▶ **Stored data**
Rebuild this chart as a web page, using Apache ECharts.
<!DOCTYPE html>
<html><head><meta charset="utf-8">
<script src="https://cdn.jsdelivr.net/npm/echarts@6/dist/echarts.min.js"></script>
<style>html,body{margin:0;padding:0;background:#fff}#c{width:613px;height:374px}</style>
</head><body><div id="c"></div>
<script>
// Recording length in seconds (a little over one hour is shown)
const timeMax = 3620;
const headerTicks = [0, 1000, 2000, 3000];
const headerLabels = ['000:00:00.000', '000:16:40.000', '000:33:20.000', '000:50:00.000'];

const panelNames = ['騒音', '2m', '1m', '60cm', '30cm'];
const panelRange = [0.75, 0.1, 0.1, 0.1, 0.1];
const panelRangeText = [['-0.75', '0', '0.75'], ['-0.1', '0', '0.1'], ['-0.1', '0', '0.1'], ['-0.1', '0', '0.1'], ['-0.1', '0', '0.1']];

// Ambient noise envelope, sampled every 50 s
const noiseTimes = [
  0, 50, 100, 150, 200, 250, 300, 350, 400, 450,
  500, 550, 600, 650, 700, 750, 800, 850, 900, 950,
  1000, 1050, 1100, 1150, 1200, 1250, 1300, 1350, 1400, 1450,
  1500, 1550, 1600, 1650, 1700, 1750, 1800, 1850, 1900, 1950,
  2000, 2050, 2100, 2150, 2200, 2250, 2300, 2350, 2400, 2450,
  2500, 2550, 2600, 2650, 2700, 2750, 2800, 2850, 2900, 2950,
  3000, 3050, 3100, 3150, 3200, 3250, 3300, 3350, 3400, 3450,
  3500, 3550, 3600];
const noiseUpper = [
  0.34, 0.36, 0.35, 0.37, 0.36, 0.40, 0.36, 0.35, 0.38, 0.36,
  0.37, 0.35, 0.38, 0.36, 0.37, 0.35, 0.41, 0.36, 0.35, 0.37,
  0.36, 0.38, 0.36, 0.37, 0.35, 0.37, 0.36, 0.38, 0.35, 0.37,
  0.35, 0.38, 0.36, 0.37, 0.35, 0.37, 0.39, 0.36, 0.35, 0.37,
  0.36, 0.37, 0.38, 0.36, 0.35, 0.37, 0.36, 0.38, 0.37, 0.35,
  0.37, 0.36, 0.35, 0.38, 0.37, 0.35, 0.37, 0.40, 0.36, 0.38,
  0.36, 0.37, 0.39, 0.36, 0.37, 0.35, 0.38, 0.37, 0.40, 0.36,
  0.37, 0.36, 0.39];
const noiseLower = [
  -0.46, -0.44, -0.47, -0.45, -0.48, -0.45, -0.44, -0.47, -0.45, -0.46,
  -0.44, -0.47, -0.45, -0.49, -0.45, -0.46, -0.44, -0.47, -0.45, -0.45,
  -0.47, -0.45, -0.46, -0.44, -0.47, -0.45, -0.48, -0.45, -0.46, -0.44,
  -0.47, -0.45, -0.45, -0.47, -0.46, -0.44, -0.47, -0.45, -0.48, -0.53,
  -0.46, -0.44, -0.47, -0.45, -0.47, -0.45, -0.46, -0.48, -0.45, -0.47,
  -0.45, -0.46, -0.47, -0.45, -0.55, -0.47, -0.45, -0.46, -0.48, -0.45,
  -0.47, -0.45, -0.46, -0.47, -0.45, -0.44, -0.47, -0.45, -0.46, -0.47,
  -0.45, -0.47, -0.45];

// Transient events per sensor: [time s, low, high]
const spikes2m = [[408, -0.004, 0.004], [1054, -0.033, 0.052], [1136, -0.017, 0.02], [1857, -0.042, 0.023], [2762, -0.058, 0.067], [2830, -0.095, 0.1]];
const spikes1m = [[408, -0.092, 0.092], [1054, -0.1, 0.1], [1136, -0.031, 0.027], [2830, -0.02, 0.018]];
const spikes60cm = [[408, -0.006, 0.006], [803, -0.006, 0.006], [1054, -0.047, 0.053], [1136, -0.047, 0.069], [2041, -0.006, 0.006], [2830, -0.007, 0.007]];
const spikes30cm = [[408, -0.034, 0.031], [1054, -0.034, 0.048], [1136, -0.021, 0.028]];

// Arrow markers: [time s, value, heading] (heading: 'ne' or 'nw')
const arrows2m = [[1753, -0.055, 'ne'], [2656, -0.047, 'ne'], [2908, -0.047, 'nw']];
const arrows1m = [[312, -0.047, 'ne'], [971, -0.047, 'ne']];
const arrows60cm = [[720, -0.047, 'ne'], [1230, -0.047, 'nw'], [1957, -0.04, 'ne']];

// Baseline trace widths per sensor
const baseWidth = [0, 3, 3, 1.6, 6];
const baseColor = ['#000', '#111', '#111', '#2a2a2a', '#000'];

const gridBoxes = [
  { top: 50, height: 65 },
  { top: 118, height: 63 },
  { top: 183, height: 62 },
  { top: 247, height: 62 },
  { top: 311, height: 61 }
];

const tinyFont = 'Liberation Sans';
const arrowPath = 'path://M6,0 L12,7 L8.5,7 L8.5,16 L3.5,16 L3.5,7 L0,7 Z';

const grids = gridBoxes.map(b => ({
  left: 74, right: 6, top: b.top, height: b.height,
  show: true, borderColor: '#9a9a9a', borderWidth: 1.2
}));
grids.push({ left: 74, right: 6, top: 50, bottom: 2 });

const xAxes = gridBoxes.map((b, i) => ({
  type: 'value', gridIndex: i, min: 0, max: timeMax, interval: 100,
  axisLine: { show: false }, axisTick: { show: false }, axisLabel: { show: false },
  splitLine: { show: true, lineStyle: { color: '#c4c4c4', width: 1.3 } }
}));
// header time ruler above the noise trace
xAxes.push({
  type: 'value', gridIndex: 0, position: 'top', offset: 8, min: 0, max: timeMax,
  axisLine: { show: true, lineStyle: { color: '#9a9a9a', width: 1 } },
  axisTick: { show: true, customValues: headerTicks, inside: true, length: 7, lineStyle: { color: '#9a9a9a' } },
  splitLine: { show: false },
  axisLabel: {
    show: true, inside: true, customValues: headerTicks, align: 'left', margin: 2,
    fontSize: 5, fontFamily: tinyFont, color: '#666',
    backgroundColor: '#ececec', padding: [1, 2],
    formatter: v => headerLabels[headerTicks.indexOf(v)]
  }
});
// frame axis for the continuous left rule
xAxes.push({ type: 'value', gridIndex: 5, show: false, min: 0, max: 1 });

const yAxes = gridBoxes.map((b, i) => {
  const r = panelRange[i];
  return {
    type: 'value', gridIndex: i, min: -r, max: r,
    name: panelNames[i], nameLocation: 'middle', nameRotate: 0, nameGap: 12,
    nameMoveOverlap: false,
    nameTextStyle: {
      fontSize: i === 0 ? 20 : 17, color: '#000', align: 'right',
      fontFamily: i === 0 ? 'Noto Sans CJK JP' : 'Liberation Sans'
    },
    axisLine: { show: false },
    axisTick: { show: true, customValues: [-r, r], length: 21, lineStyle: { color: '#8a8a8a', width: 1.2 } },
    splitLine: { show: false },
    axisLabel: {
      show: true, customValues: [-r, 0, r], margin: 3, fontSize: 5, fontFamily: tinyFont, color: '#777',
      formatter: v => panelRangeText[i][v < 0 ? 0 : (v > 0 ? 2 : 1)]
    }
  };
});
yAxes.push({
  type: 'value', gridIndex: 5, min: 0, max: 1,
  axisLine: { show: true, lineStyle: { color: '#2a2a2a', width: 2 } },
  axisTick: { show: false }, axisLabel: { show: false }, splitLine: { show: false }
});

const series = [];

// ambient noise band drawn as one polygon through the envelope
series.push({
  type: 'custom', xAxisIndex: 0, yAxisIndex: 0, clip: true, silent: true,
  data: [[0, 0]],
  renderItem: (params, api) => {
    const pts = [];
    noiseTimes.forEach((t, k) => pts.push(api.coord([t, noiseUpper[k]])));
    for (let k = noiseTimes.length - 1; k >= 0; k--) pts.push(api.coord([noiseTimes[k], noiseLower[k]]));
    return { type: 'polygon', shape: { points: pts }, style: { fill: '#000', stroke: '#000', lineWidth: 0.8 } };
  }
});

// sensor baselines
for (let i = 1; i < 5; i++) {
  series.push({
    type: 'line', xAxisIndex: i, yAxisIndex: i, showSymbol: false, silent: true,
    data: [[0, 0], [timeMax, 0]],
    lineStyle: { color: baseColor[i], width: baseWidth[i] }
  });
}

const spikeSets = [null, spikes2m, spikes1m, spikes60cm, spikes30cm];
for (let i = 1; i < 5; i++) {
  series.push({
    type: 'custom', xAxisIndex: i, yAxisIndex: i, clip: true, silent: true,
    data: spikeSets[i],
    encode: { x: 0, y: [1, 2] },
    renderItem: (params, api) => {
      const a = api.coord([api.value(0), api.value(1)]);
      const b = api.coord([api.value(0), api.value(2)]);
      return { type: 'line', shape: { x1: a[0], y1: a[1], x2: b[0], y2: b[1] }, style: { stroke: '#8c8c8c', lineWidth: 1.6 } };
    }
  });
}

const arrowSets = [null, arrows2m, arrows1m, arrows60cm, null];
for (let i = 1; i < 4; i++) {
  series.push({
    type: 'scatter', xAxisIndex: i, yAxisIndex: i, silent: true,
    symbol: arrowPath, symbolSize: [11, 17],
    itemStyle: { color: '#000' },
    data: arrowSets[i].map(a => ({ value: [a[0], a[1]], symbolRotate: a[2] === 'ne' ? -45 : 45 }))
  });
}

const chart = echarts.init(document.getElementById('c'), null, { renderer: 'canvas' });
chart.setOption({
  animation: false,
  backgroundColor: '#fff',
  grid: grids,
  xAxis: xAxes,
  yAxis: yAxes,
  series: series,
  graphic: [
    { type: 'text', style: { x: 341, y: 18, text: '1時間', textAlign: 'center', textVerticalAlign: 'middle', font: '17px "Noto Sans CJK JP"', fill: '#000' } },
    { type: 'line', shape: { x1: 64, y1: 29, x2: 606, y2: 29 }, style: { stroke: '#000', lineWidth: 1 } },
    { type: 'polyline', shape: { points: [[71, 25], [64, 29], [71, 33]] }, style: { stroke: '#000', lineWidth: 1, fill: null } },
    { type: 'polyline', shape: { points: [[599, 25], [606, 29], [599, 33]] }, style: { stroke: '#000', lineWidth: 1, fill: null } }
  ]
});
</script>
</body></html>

▶ **Work required**
Extract the first line above and each line after it up to and including the one with "['-0.1', '0', '0.1']];", please, exactly and with nothing else.

▶ **Output for this exercise**
Rebuild this chart as a web page, using Apache ECharts.
<!DOCTYPE html>
<html><head><meta charset="utf-8">
<script src="https://cdn.jsdelivr.net/npm/echarts@6/dist/echarts.min.js"></script>
<style>html,body{margin:0;padding:0;background:#fff}#c{width:613px;height:374px}</style>
</head><body><div id="c"></div>
<script>
// Recording length in seconds (a little over one hour is shown)
const timeMax = 3620;
const headerTicks = [0, 1000, 2000, 3000];
const headerLabels = ['000:00:00.000', '000:16:40.000', '000:33:20.000', '000:50:00.000'];

const panelNames = ['騒音', '2m', '1m', '60cm', '30cm'];
const panelRange = [0.75, 0.1, 0.1, 0.1, 0.1];
const panelRangeText = [['-0.75', '0', '0.75'], ['-0.1', '0', '0.1'], ['-0.1', '0', '0.1'], ['-0.1', '0', '0.1'], ['-0.1', '0', '0.1']];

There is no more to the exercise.